One day I was out on the town with my best friend, when he saw a particularly abusive text message she had sent me, out of nowhere. I had taken to hiding my phone, but I had a few drinks swishing through my system and silly me, I left my phone out in plain view.
“Why are you in this relationship?” he asked me, his piercing blue eyes sharpening with concern.
I looked at my phone, which was held by shaky hands with chipped red polish. I realized I was the girl with shaky hands and chipped red polish. I was a shell of myself. I had lost weight. My style was dumbed down. My bright personality had become blurry and vague. I felt blurry and vague. I felt like my identity was disintegrating into the concrete of the shitty bar we were at. I could smell beer and cigarettes on my hair. Even my natural smell was lost in the thick of this new toxic life. I felt stripped of my essence. Like I was just a thing sifting through the world with no weight to root me to the earth.
“Because it’s exciting. I prefer excitement more than just a safe boring love,” I answered. Had my voice become quieter?
As soon as the words came out of my mouth I knew I was fucked up. I knew how dumb it sounded. How had I let myself become a victim to “love?” I knew this wasn’t who I was. I knew I had to get out and find myself again.
But for a long time after that I was convinced that love was either exciting and unpredictable, butterfly-filled but toxic or that it was predictable and safe, wonderfully warm but dull and boring.

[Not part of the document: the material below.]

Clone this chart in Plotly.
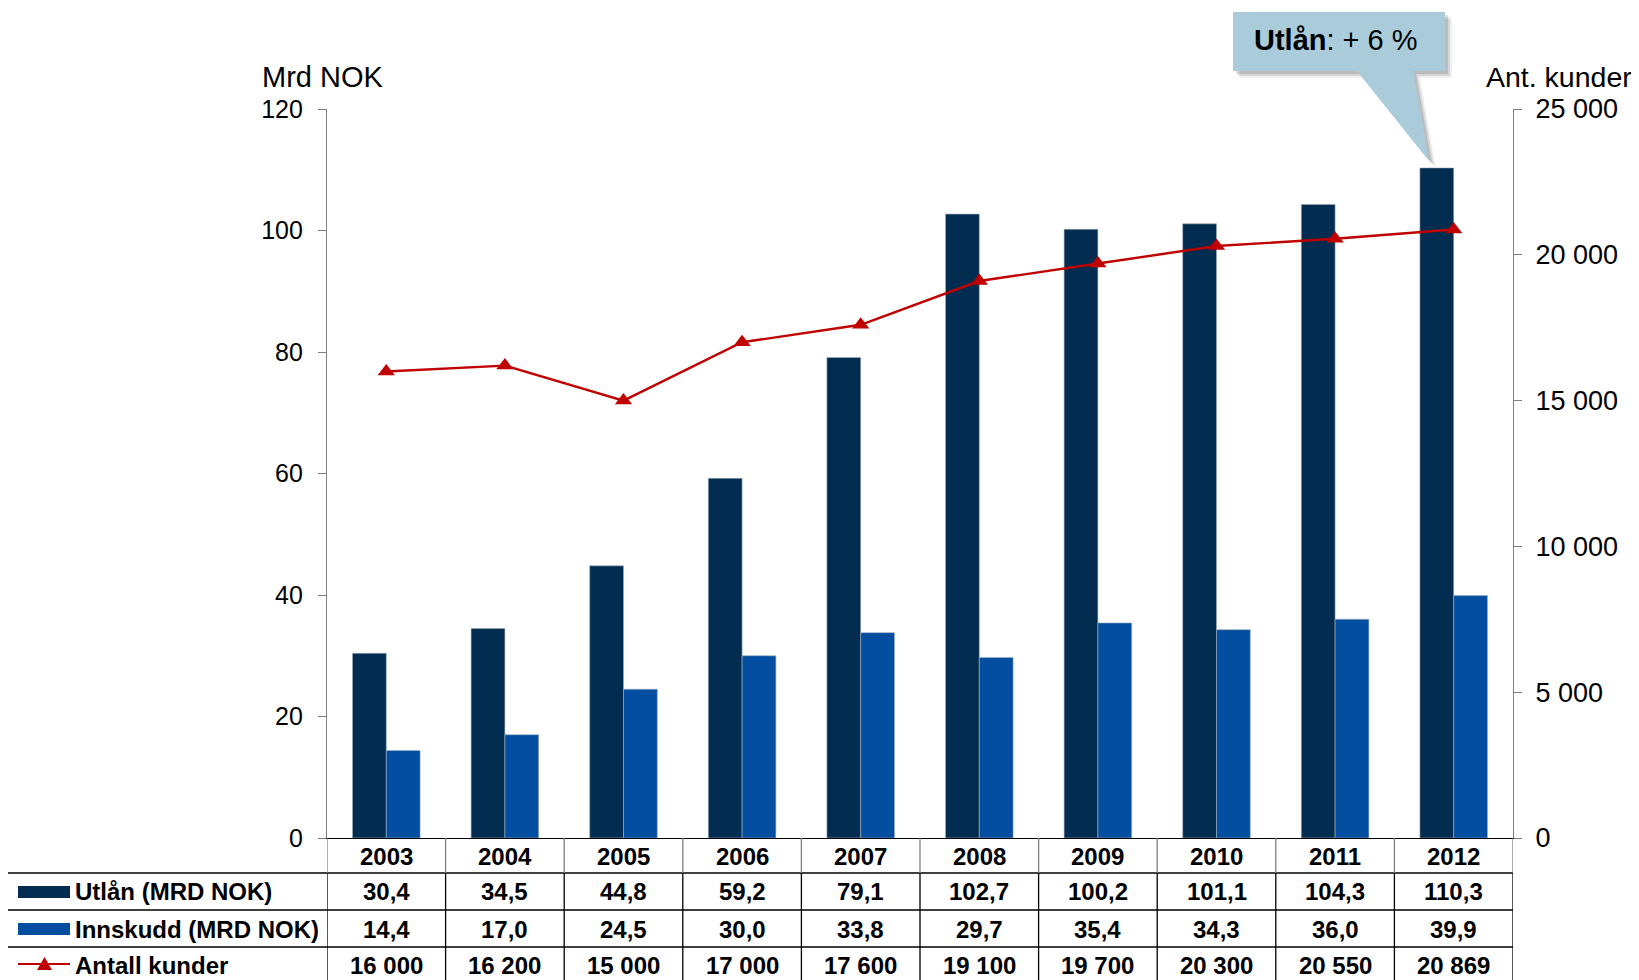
import plotly.graph_objects as go

years = ['2003', '2004', '2005', '2006', '2007', '2008', '2009', '2010', '2011', '2012']
utlan = [30.4, 34.5, 44.8, 59.2, 79.1, 102.7, 100.2, 101.1, 104.3, 110.3]
innskudd = [14.4, 17.0, 24.5, 30.0, 33.8, 29.7, 35.4, 34.3, 36.0, 39.9]
kunder = [16000, 16200, 15000, 17000, 17600, 19100, 19700, 20300, 20550, 20869]

row_labels = ['Utlån (MRD NOK)', 'Innskudd (MRD NOK)', 'Antall kunder']
left_title = 'Mrd NOK'
right_title = 'Ant. kunder'
callout_text = '<b>Utlån</b>: + 6 %'

C_UTLAN = '#022D51'
C_INNSKUDD = '#034EA0'
C_RED = '#C00000'
FONT = 'Liberation Sans, Arial, sans-serif'

OFF = 8                      # default body margin of the html page
W, H = 1639 - OFF, 980 - OFF
L, R, T, B = 327, 1513, 109, 838   # plot area in page pixels


def px(x):
    return (x - L) / (R - L)


def py(y):
    return (B - y) / (B - T)


def fmt_mrd(v):
    return f'{v:.1f}'.replace('.', ',')


def fmt_int(v):
    return f'{v:,}'.replace(',', ' ')


fig = go.Figure()
fig.add_trace(go.Bar(x=years, y=utlan, name=row_labels[0], marker_color=C_UTLAN,
                     marker_line=dict(width=0.6, color='#9FB0C0')))
fig.add_trace(go.Bar(x=years, y=innskudd, name=row_labels[1], marker_color=C_INNSKUDD,
                     marker_line=dict(width=0.6, color='#9FB0C0')))
fig.add_trace(go.Scatter(x=years, y=kunder, name=row_labels[2], yaxis='y2',
                         mode='lines+markers', line=dict(color=C_RED, width=2.4),
                         marker=dict(symbol='triangle-up', size=15, color=C_RED)))

axis_common = dict(showgrid=False, zeroline=False, showline=True, linecolor='#808080',
                   linewidth=1.3, tickcolor='#808080', tickwidth=1.3, ticklen=8)

shapes = []
annotations = []

# table grid
for y in (873, 910, 947):
    shapes.append(dict(type='line', xref='paper', yref='paper', x0=px(7), x1=px(R),
                       y0=py(y), y1=py(y), line=dict(color='#000', width=1.3)))
shapes.append(dict(type='line', xref='paper', yref='paper', x0=px(7), x1=px(7),
                   y0=py(873), y1=py(995), line=dict(color='#000', width=1.3)))
for i in range(len(years) + 1):
    shapes.append(dict(type='line', xref='x', yref='paper', x0=i - 0.5, x1=i - 0.5,
                       y0=py(838), y1=py(873), line=dict(color='#808080', width=1.3)))
    shapes.append(dict(type='line', xref='x', yref='paper', x0=i - 0.5, x1=i - 0.5,
                       y0=py(873), y1=py(995), line=dict(color='#000', width=1.3)))

# table text
rows = [years,
        [fmt_mrd(v) for v in utlan],
        [fmt_mrd(v) for v in innskudd],
        [fmt_int(v) for v in kunder]]
row_centers = [856, 892, 929, 965]
for texts, yc in zip(rows, row_centers):
    for i, t in enumerate(texts):
        annotations.append(dict(x=i, xref='x', y=py(yc), yref='paper', text=f'<b>{t}</b>',
                                showarrow=False, font=dict(family=FONT, size=24, color='#000'),
                                xanchor='center', yanchor='middle'))

for lab, yc in zip(row_labels, row_centers[1:]):
    annotations.append(dict(x=px(73), xref='paper', y=py(yc), yref='paper', text=f'<b>{lab}</b>',
                            showarrow=False, font=dict(family=FONT, size=24, color='#000'),
                            xanchor='left', yanchor='middle'))

# legend glyphs
for col, yc in [(C_UTLAN, row_centers[1]), (C_INNSKUDD, row_centers[2])]:
    shapes.append(dict(type='rect', xref='paper', yref='paper', x0=px(18), x1=px(70),
                       y0=py(yc - 6), y1=py(yc + 6), fillcolor=col, line=dict(width=0)))
yl = row_centers[3] - 1
shapes.append(dict(type='line', xref='paper', yref='paper', x0=px(18), x1=px(70),
                   y0=py(yl), y1=py(yl), line=dict(color=C_RED, width=2)))
shapes.append(dict(type='path', xref='paper', yref='paper',
                   path=f'M {px(37)},{py(yl + 6)} L {px(52)},{py(yl + 6)} L {px(44.5)},{py(yl - 7)} Z',
                   fillcolor=C_RED, line=dict(width=0)))


# callout
def bubble(dx, dy):
    pts = [(1233, 12), (1445, 12), (1445, 71), (1413, 71), (1429, 161), (1357, 71), (1233, 71)]
    d = ' '.join(('M' if k == 0 else 'L') + f' {px(x + dx)},{py(y + dy)}' for k, (x, y) in enumerate(pts))
    return d + ' Z'


for s, a in [(7, 0.06), (5, 0.1), (3, 0.12)]:
    shapes.append(dict(type='path', xref='paper', yref='paper', path=bubble(s, s),
                       fillcolor=f'rgba(0,0,0,{a})', line=dict(width=0), layer='above'))
shapes.append(dict(type='path', xref='paper', yref='paper', path=bubble(0, 0),
                   fillcolor='#AACCDA', line=dict(width=0), layer='above'))
annotations.append(dict(x=px(1336), xref='paper', y=py(40), yref='paper', text=callout_text,
                        showarrow=False, font=dict(family=FONT, size=29, color='#000'),
                        xanchor='center', yanchor='middle'))

# axis titles
annotations.append(dict(x=px(260), xref='paper', y=py(77), yref='paper', text=left_title,
                        showarrow=False, font=dict(family=FONT, size=29, color='#000'),
                        xanchor='left', yanchor='middle'))
annotations.append(dict(x=px(1484), xref='paper', y=py(77), yref='paper', text=right_title,
                        showarrow=False, font=dict(family=FONT, size=28.5, color='#000'),
                        xanchor='left', yanchor='middle'))

fig.update_layout(
    width=W, height=H,
    margin=dict(l=L - OFF, r=W - (R - OFF), t=T - OFF, b=H - (B - OFF), pad=0),
    paper_bgcolor='white', plot_bgcolor='white',
    separators=', ',
    showlegend=False,
    barmode='group', bargap=0.43, bargroupgap=0,
    xaxis=dict(type='category', range=[-0.5, 9.5], showticklabels=False, ticks='',
               showgrid=False, zeroline=False, showline=True, linecolor='#000', linewidth=1.3),
    yaxis=dict(range=[0, 120], dtick=20, ticks='outside', ticklabelstandoff=10,
               tickfont=dict(family=FONT, size=25, color='#000'), **axis_common),
    yaxis2=dict(range=[0, 25000], dtick=5000, ticks='outside', overlaying='y', side='right',
                tickformat=',d', ticklabelstandoff=8,
                tickfont=dict(family=FONT, size=27, color='#000'), **axis_common),
    yaxis3=dict(range=[0, 120], dtick=20, ticks='inside', overlaying='y', side='left',
                showticklabels=False, showgrid=False, zeroline=False, showline=False,
                tickcolor='#808080', tickwidth=1.3, ticklen=8),
    yaxis4=dict(range=[0, 25000], dtick=5000, ticks='inside', overlaying='y', side='right',
                showticklabels=False, showgrid=False, zeroline=False, showline=False,
                tickcolor='#808080', tickwidth=1.3, ticklen=8),
    shapes=shapes,
    annotations=annotations,
)

fig.write_html('out.html')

I wrote the whole thing off. Nah, this isn’t for me. I couldn’t risk losing my identity again and I hate boredom more than I hate watching paint dry. The guard came up.
But the guards are always up until they’re not, right? Recently I’ve learned that you don’t have to chose between a fiery, exciting relationship and your sense of safety and stability anymore. I know, I know, I’m a late bloomer, but I’ve always been a little late to the game.
Maybe it’s all the drugs I did as a teen. Maybe it’s because I have to learn things for myself and just don’t learn from other people’s mistakes. Maybe it’s because when I do learn things, they’re deeply ingrained into my core for life and I never forget them. Maybe it’s because I dropped out of college.
I don’t know. I don’t care. Because my entire life has changed now that I’ve learned that true love is all about feelings safe in the arms of another person, because you know they don’t want to hurt you. But also feeling wildly excited and nervous but the excitement and the nerves are because the weight of your feelings are so beautiful and expansive and so you’re so turned on and attracted to them that’s thrilling.
So, kittens, the moral of the story is: You can have it all. Don’t think you ever have to choose one or the other. It just might take a second for the right pieces to fall into place. And while you’re waiting, keep cultivating that sacred relationship with yourself. Because you won’t find the whole thing, until you’re the whole thing.